◆ **Work to do**:
Extract, without alteration, each line from the start of the listing to the line bearing "ax = fig.add_axes([0.0488, 0.0992, 0.7093, 0.8578])".
++++++++
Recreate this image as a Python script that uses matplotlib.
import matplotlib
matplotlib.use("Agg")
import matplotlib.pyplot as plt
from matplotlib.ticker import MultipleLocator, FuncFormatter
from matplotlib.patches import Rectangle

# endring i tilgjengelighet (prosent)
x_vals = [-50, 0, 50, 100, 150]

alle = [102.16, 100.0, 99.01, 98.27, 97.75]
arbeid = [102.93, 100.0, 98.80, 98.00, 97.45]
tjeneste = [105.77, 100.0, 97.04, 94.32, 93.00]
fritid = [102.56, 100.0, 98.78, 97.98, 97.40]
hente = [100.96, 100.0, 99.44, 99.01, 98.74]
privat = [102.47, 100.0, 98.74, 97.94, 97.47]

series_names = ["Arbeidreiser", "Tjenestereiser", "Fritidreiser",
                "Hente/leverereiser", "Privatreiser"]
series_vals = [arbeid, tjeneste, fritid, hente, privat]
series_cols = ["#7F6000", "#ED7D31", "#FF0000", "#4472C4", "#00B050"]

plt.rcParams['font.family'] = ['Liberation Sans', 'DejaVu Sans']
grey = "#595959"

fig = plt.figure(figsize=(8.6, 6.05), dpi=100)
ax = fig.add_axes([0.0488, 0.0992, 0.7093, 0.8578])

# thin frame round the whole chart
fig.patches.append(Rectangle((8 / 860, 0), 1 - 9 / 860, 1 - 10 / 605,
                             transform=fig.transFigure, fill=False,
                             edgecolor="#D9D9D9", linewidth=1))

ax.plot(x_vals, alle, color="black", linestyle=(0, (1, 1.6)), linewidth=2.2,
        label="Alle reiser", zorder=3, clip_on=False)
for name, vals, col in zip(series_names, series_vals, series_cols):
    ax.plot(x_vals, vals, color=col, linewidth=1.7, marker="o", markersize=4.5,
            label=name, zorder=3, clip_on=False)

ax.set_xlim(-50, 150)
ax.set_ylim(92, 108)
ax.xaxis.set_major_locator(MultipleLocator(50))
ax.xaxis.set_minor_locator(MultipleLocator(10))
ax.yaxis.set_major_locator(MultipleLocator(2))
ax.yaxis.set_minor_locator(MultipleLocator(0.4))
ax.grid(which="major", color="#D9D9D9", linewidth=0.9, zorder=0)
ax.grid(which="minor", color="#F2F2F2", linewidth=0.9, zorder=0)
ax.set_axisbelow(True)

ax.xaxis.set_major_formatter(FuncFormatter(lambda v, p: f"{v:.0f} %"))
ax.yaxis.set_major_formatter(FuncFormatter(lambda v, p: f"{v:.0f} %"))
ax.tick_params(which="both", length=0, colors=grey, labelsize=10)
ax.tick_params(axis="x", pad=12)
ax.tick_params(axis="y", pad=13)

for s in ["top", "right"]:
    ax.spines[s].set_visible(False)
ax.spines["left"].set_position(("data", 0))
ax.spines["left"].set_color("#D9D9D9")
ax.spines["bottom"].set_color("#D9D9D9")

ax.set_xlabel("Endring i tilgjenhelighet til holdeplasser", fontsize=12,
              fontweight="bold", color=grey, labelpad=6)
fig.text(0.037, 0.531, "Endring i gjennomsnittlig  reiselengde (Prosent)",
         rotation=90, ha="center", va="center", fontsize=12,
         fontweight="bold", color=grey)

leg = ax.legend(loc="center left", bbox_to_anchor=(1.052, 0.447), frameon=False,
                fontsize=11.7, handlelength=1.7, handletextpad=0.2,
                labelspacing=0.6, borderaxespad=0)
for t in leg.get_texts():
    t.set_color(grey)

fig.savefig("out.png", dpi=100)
++++++++
◆ **Solution**:
Recreate this image as a Python script that uses matplotlib.
import matplotlib
matplotlib.use("Agg")
import matplotlib.pyplot as plt
from matplotlib.ticker import MultipleLocator, FuncFormatter
from matplotlib.patches import Rectangle

# endring i tilgjengelighet (prosent)
x_vals = [-50, 0, 50, 100, 150]

alle = [102.16, 100.0, 99.01, 98.27, 97.75]
arbeid = [102.93, 100.0, 98.80, 98.00, 97.45]
tjeneste = [105.77, 100.0, 97.04, 94.32, 93.00]
fritid = [102.56, 100.0, 98.78, 97.98, 97.40]
hente = [100.96, 100.0, 99.44, 99.01, 98.74]
privat = [102.47, 100.0, 98.74, 97.94, 97.47]

series_names = ["Arbeidreiser", "Tjenestereiser", "Fritidreiser",
                "Hente/leverereiser", "Privatreiser"]
series_vals = [arbeid, tjeneste, fritid, hente, privat]
series_cols = ["#7F6000", "#ED7D31", "#FF0000", "#4472C4", "#00B050"]

plt.rcParams['font.family'] = ['Liberation Sans', 'DejaVu Sans']
grey = "#595959"

fig = plt.figure(figsize=(8.6, 6.05), dpi=100)
ax = fig.add_axes([0.0488, 0.0992, 0.7093, 0.8578])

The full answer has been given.